◆ **WHAT YOU ARE ASKED TO DO**:
Starting at the first line of the listing below, repeat each line exactly until the line containing "const diffStress = [-462, -466, -474, -477];", which you include. Leave out pictures.
--- ITEMS ---
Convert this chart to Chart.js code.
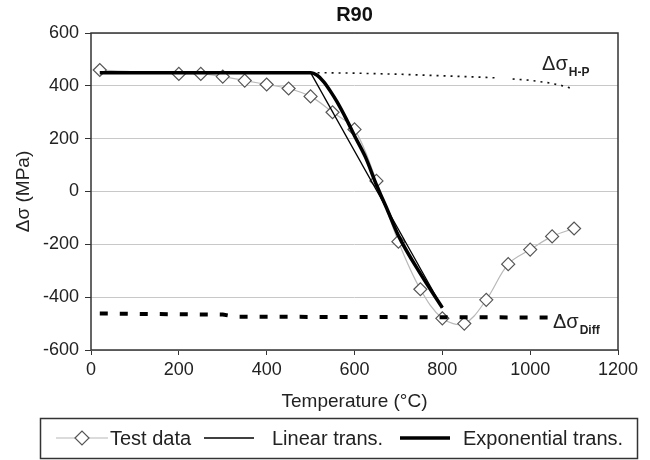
<!DOCTYPE html>
<html><head><meta charset="utf-8">
<script src="https://cdn.jsdelivr.net/npm/chart.js@4.4.0/dist/chart.umd.min.js"></script>
<style>html,body{margin:0;padding:0;background:#fff}#wrap{width:650px;height:460px;position:relative}</style>
</head><body><div id="wrap"><canvas id="c" width="650" height="460"></canvas></div>
<script>
// ---- data ----
const chartTitle = 'R90';
const xTitle = 'Temperature (°C)';
const yTitle = 'Δσ (MPa)';
const xTicks = [0, 200, 400, 600, 800, 1000, 1200];
const yTicks = [-600, -400, -200, 0, 200, 400, 600];

const testT      = [20, 200, 250, 300, 350, 400, 450, 500, 550, 600, 650, 700, 750, 800, 850, 900, 950, 1000, 1050, 1100];
const testStress = [460, 445, 445, 435, 420, 405, 390, 360, 300, 235, 40, -190, -370, -480, -500, -410, -275, -220, -170, -140];

const linearT      = [500, 800];
const linearStress = [450, -440];

const expT      = [20, 500, 515, 530, 545, 560, 582, 600, 625, 650, 675, 700, 750, 800];
const expStress = [450, 450, 440, 415, 380, 340, 272, 211, 130, 25, -70, -167, -311, -440];

const hpT      = [500, 600, 700, 800, 900, 925, 940, 960, 1000, 1040, 1070, 1095];
const hpStress = [450, 448, 444, 438, 432, 430, null, 426, 421, 412, 402, 390];

const diffT      = [20, 300, 330, 1070];
const diffStress = [-462, -466, -474, -477];

const legendLabels = ['Test data', 'Linear trans.', 'Exponential trans.'];
const hpLabel = ['Δσ', 'H-P'];
const diffLabel = ['Δσ', 'Diff'];

// ---- helpers ----
const pts = (xs, ys) => xs.map((v, i) => ({x: v, y: ys[i]}));
const FONT = "'Liberation Sans', Arial, sans-serif";
Chart.defaults.font.family = FONT;
Chart.defaults.color = '#222';

function subText(ctx, x, y, main, sub) {
  ctx.font = '20px ' + FONT;
  ctx.textAlign = 'left';
  ctx.textBaseline = 'alphabetic';
  ctx.fillStyle = '#222';
  ctx.fillText(main, x, y);
  const w = ctx.measureText(main).width;
  ctx.font = 'bold 12px ' + FONT;
  ctx.fillText(sub, x + w + 1, y + 6);
}

const decor = {
  id: 'decor',
  beforeDatasetsDraw(chart) {
    const {ctx, chartArea: a} = chart;
    ctx.save();
    ctx.strokeStyle = '#333';
    ctx.lineWidth = 1.5;
    ctx.strokeRect(a.left, a.top, a.right - a.left, a.bottom - a.top);
    ctx.restore();
  },
  afterDraw(chart) {
    const {ctx, chartArea: a, scales: {x, y}} = chart;
    ctx.save();
    // title
    ctx.font = 'bold 20px ' + FONT;
    ctx.fillStyle = '#111';
    ctx.textAlign = 'center';
    ctx.textBaseline = 'middle';
    ctx.fillText(chartTitle, (a.left + a.right) / 2, 15);
    // series annotations
    subText(ctx, x.getPixelForValue(1027), y.getPixelForValue(461), hpLabel[0], hpLabel[1]);
    subText(ctx, x.getPixelForValue(1052), y.getPixelForValue(-517), diffLabel[0], diffLabel[1]);
    // legend box
    const ly = 438;
    ctx.strokeStyle = '#333';
    ctx.lineWidth = 1.5;
    ctx.strokeRect(40.5, 418.5, 597, 40);
    // test data sample
    ctx.strokeStyle = '#b8b8b8'; ctx.lineWidth = 1.2;
    ctx.beginPath(); ctx.moveTo(56, ly); ctx.lineTo(108, ly); ctx.stroke();
    ctx.fillStyle = '#fff'; ctx.strokeStyle = '#555';
    ctx.beginPath(); ctx.moveTo(75, ly); ctx.lineTo(82, ly - 7); ctx.lineTo(89, ly); ctx.lineTo(82, ly + 7); ctx.closePath();
    ctx.fill(); ctx.stroke();
    // linear sample
    ctx.strokeStyle = '#000'; ctx.lineWidth = 1.3;
    ctx.beginPath(); ctx.moveTo(204, ly); ctx.lineTo(254, ly); ctx.stroke();
    // exponential sample
    ctx.lineWidth = 3.5;
    ctx.beginPath(); ctx.moveTo(400, ly); ctx.lineTo(450, ly); ctx.stroke();
    ctx.font = '20px ' + FONT;
    ctx.fillStyle = '#222';
    ctx.textAlign = 'left';
    ctx.textBaseline = 'middle';
    ctx.fillText(legendLabels[0], 110, ly + 1);
    ctx.fillText(legendLabels[1], 272, ly + 1);
    ctx.fillText(legendLabels[2], 463, ly + 1);
    ctx.restore();
  }
};

new Chart(document.getElementById('c'), {
  type: 'scatter',
  data: {
    datasets: [
      {label: legendLabels[0], data: pts(testT, testStress), showLine: true,
       borderColor: '#b8b8b8', borderWidth: 1.2, tension: 0.35,
       pointStyle: 'rectRot', pointRadius: 6.5, pointBorderColor: '#555',
       pointBackgroundColor: '#fff', pointBorderWidth: 1.2, order: 5},
      {label: legendLabels[1], data: pts(linearT, linearStress), showLine: true,
       borderColor: '#000', borderWidth: 1.3, pointRadius: 0, order: 3},
      {label: legendLabels[2], data: pts(expT, expStress), showLine: true,
       borderColor: '#000', borderWidth: 3.5, pointRadius: 0, cubicInterpolationMode: 'monotone', order: 1},
      {label: 'H-P', data: pts(hpT, hpStress), showLine: true, spanGaps: false,
       borderColor: '#111', borderWidth: 1.6, borderDash: [2, 5], pointRadius: 0, order: 2},
      {label: 'Diff', data: pts(diffT, diffStress), showLine: true,
       borderColor: '#000', borderWidth: 4, borderDash: [8, 12], pointRadius: 0, order: 2}
    ]
  },
  options: {
    responsive: false,
    animation: false,
    layout: {padding: {left: 0, right: 32, top: 33, bottom: 45}},
    plugins: {legend: {display: false}, tooltip: {enabled: false}, title: {display: false}},
    scales: {
      x: {
        type: 'linear', min: 0, max: 1200,
        afterBuildTicks: s => { s.ticks = xTicks.map(v => ({value: v})); },
        afterFit: s => { s.height = 65; },
        ticks: {font: {size: 18}, color: '#222', padding: 4, callback: v => String(v)},
        grid: {drawOnChartArea: false, drawTicks: true, tickLength: 5, tickColor: '#333'},
        border: {display: false},
        title: {display: true, text: xTitle, font: {size: 19}, color: '#222', padding: {top: 0, bottom: 2}}
      },
      y: {
        type: 'linear', min: -600, max: 600,
        afterBuildTicks: s => { s.ticks = yTicks.map(v => ({value: v})); },
        afterFit: s => { s.width = 91; },
        ticks: {font: {size: 18}, color: '#222', padding: 6, callback: v => String(v)},
        grid: {color: '#c8c8c8', lineWidth: 1, drawTicks: true, tickLength: 6, tickColor: '#333'},
        border: {display: false},
        title: {display: true, text: yTitle, font: {size: 19}, color: '#222', padding: {top: 12, bottom: 0}}
      }
    }
  },
  plugins: [decor]
});
</script>
</body></html>
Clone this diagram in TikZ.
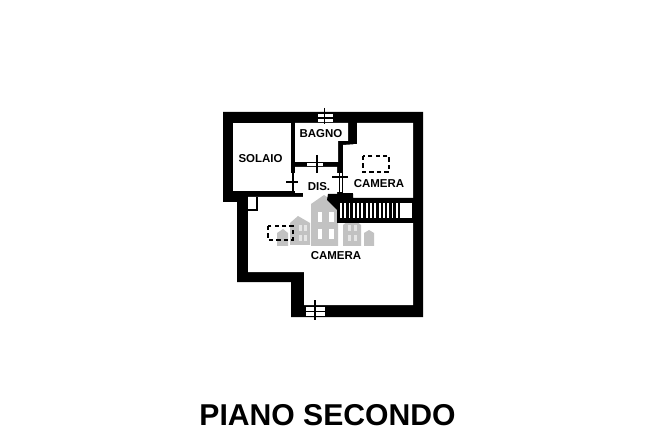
\documentclass[tikz,border=0pt]{standalone}
\usepackage{fontspec}
\setmainfont{Liberation Sans}
\tikzset{
  room/.style={fill=white},
  wall/.style={fill=black},
  house/.style={fill=black!24},
  pane/.style={fill=white},
  softpane/.style={fill=black!10},
  hatch/.style={black,line width=1pt},
  tread/.style={black,line width=1.8pt},
  skylight/.style={black,line width=1.2pt,dash pattern=on 3.2pt off 2.4pt},
  roomlabel/.style={font=\bfseries\fontsize{8.6}{10}\selectfont},
}
\begin{document}
\begin{tikzpicture}[x=0.75pt,y=0.75pt]
\tikzstyle{every node}+=[inner sep=0pt]
\useasboundingbox (0,0) rectangle (650,-442);
\fill [white] (0,0) rectangle (650,-442);
% outer walls
\fill [wall] (223,-112) -- (423,-112) -- (423,-317) -- (291,-317) -- (291,-282) -- (237,-282) -- (237,-202) -- (223,-202) -- cycle;
% rooms
\fill [room] (233,-123) -- (291,-123) -- (291,-191) -- (233,-191) -- cycle;
\fill [room] (295,-123) -- (348,-123) -- (348,-141) -- (338,-141) -- (338,-162) -- (295,-162) -- cycle;
\fill [room] (357,-123) -- (413,-123) -- (413,-198) -- (353,-198) -- (353,-193) -- (343,-193) -- (343,-145) -- (357,-144) -- cycle;
\fill [room] (295,-167) -- (337,-167) -- (337,-223) -- (413,-223) -- (413,-305) -- (304,-305) -- (304,-272) -- (248,-272) -- (248,-197) -- (303,-197) -- (303,-193) -- (295,-193) -- cycle;
% watermark
\fill [house] (290,-245) -- (290,-223) -- (298,-216) -- (310,-223) -- (310,-245) -- cycle;
\fill [house] (277,-246) -- (277,-233) -- (283,-229) -- (288,-233) -- (288,-246) -- cycle;
\fill [house] (311,-246) -- (311,-204) -- (324,-195) -- (338,-204) -- (338,-246) -- cycle;
\fill [house] (343,-246) -- (343,-225) -- (352,-218) -- (361,-225) -- (361,-246) -- cycle;
\fill [house] (364,-246) -- (364,-233) -- (369,-230) -- (374,-233) -- (374,-246) -- cycle;
\fill [pane] (318,-212) rectangle (322,-222);
\fill [pane] (329,-212) rectangle (334,-222);
\fill [pane] (318,-229) rectangle (322,-239);
\fill [pane] (329,-229) rectangle (334,-239);
\fill [softpane] (299,-225) rectangle (302,-231);
\fill [softpane] (304,-225) rectangle (307,-231);
\fill [softpane] (299,-235) rectangle (302,-241);
\fill [softpane] (304,-235) rectangle (307,-241);
\fill [softpane] (348,-225) rectangle (351,-231);
\fill [softpane] (354,-225) rectangle (357,-231);
\fill [softpane] (348,-235) rectangle (351,-241);
\fill [softpane] (354,-235) rectangle (357,-241);
% stairs
\fill [wall] (328,-194) -- (353,-194) -- (353,-198) -- (413,-198) -- (413,-223) -- (337,-223) -- (337,-210) -- (327,-200) -- cycle;
\fill [room] (340,-203) rectangle (412,-218);
\draw [tread] (343,-203) -- (343,-218);
\draw [tread] (347.3,-203) -- (347.3,-218);
\draw [tread] (351.6,-203) -- (351.6,-218);
\draw [tread] (355.9,-203) -- (355.9,-218);
\draw [tread] (360.2,-203) -- (360.2,-218);
\draw [tread] (364.5,-203) -- (364.5,-218);
\draw [tread] (368.8,-203) -- (368.8,-218);
\draw [tread] (373.1,-203) -- (373.1,-218);
\draw [tread] (377.4,-203) -- (377.4,-218);
\draw [tread] (381.7,-203) -- (381.7,-218);
\draw [tread] (386,-203) -- (386,-218);
\draw [tread] (390.3,-203) -- (390.3,-218);
\draw [tread] (394.6,-203) -- (394.6,-218);
\draw [tread] (398.9,-203) -- (398.9,-218);
% top window
\fill [room] (318,-114) rectangle (333,-122);
\draw [hatch] (318,-118) -- (333,-118);
\draw [hatch] (324.5,-108) -- (324.5,-124);
% bagno door
\fill [room] (307,-163) rectangle (323,-166);
\draw [hatch] (317,-155) -- (317,-173);
% solaio door
\fill [room] (291,-173) rectangle (295,-191);
\draw [hatch] (293,-173) -- (293,-191);
\draw [hatch] (286,-182) -- (298,-182);
% camera door
\fill [room] (337,-173) rectangle (342,-192);
\draw [hatch] (339.5,-173) -- (339.5,-192);
\draw [hatch] (332,-177) -- (348,-177);
% bottom window
\fill [room] (306,-307) rectangle (325,-316);
\draw [hatch] (306,-311.5) -- (325,-311.5);
\draw [hatch] (315,-300) -- (315,-320);
% small door
\draw [black,line width=0.8pt] (257,-197) -- (257,-210) -- (248,-210);
% skylights
\draw [skylight] (363,-156) rectangle (389,-172);
\draw [skylight] (268,-226) rectangle (293,-240);
% labels
\node [roomlabel] (bagno) at (321,-134) {BAGNO};
\node [roomlabel] (solaio) at (260.5,-159) {SOLAIO};
\node [roomlabel] (dis) at (319,-187) {DIS.};
\node [roomlabel] (cameraup) at (379,-184) {CAMERA};
\node [roomlabel] (cameradown) at (336,-256) {CAMERA};
\node [font=\bfseries\fontsize{22.6}{26}\selectfont] (titolo) at (327.5,-415) {PIANO SECONDO};
\end{tikzpicture}
\end{document}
---
◆ **WRITTEN SOLUTION**:
Convert this chart to Chart.js code.
<!DOCTYPE html>
<html><head><meta charset="utf-8">
<script src="https://cdn.jsdelivr.net/npm/chart.js@4.4.0/dist/chart.umd.min.js"></script>
<style>html,body{margin:0;padding:0;background:#fff}#wrap{width:650px;height:460px;position:relative}</style>
</head><body><div id="wrap"><canvas id="c" width="650" height="460"></canvas></div>
<script>
// ---- data ----
const chartTitle = 'R90';
const xTitle = 'Temperature (°C)';
const yTitle = 'Δσ (MPa)';
const xTicks = [0, 200, 400, 600, 800, 1000, 1200];
const yTicks = [-600, -400, -200, 0, 200, 400, 600];

const testT      = [20, 200, 250, 300, 350, 400, 450, 500, 550, 600, 650, 700, 750, 800, 850, 900, 950, 1000, 1050, 1100];
const testStress = [460, 445, 445, 435, 420, 405, 390, 360, 300, 235, 40, -190, -370, -480, -500, -410, -275, -220, -170, -140];

const linearT      = [500, 800];
const linearStress = [450, -440];

const expT      = [20, 500, 515, 530, 545, 560, 582, 600, 625, 650, 675, 700, 750, 800];
const expStress = [450, 450, 440, 415, 380, 340, 272, 211, 130, 25, -70, -167, -311, -440];

const hpT      = [500, 600, 700, 800, 900, 925, 940, 960, 1000, 1040, 1070, 1095];
const hpStress = [450, 448, 444, 438, 432, 430, null, 426, 421, 412, 402, 390];

const diffT      = [20, 300, 330, 1070];
const diffStress = [-462, -466, -474, -477];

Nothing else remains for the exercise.